The metaphoric fence you speak of isn't real. People make that up for their own purposes.
I wonder if this is true. I imagine she's a high-achiever working in the field of politics. She knows you have to be the best at what you do, and that means listening to experts and maintaining a laundry list of problems people want to know she cares about. She no political capital to spare to tell people that most problems have to be solved by the person with the problem, not outside help. I imagine destroying free and productive people is the farthest thing from her mind. She wants to win and climb the rungs of power as you say. She wants to excel and do a "good job". She's a smart person and a good person, so she figures if she wins, it's good for her and good for the people she represents.
That's all pure guessing I my part. I do know that my non-random sample of people I know personally who've worked with her says she's brilliant and seems like a good person.
Ron Paul and now Rand Paul are my favorites. I get the idea they are not just coming up with a mix of things that sounds good to voter but are actually starting from a belief in limited gov't, a belief in not over-interpreting the Constitution.
When I take the isidewith test, which I do not trust but is fun to try, I come up almost tied between Rand Paul and Bernie Sanders. If there's anything to that test (and it may be pure crap), maybe there's not such a huge difference.

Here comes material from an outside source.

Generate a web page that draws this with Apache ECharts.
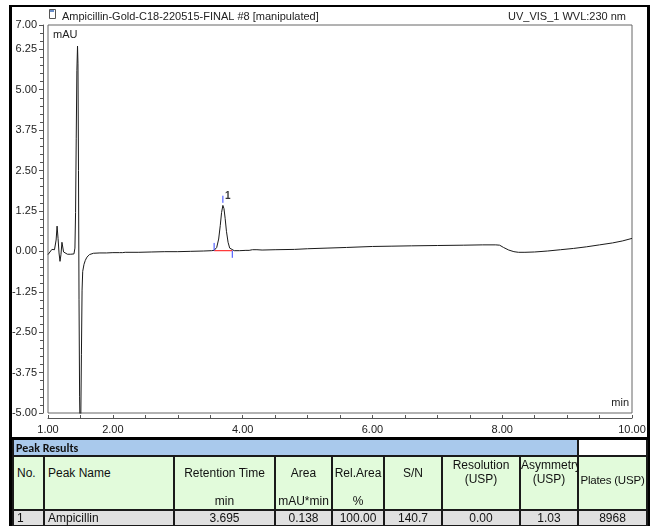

In any case, I see all politicians as the cool and personable people who will respond to lobbying to keep their jobs. Much of the apparent disagreement I believe is theatrics. I don't think that as much about Rand Paul. I think he would ideologically resist people lobbying for gov't to take action, which is MUCH better than Clinton who I believe would weigh my lobbying with others' lobbying.
The rule according to Secular Progressives is ...I have the right with no explanation to take all lyour rights without exception.
But as far as attending a fund raiser I've never had the requisite thousand a plate to to hob knob with the ruling class. Edited...make that never had the money to waste.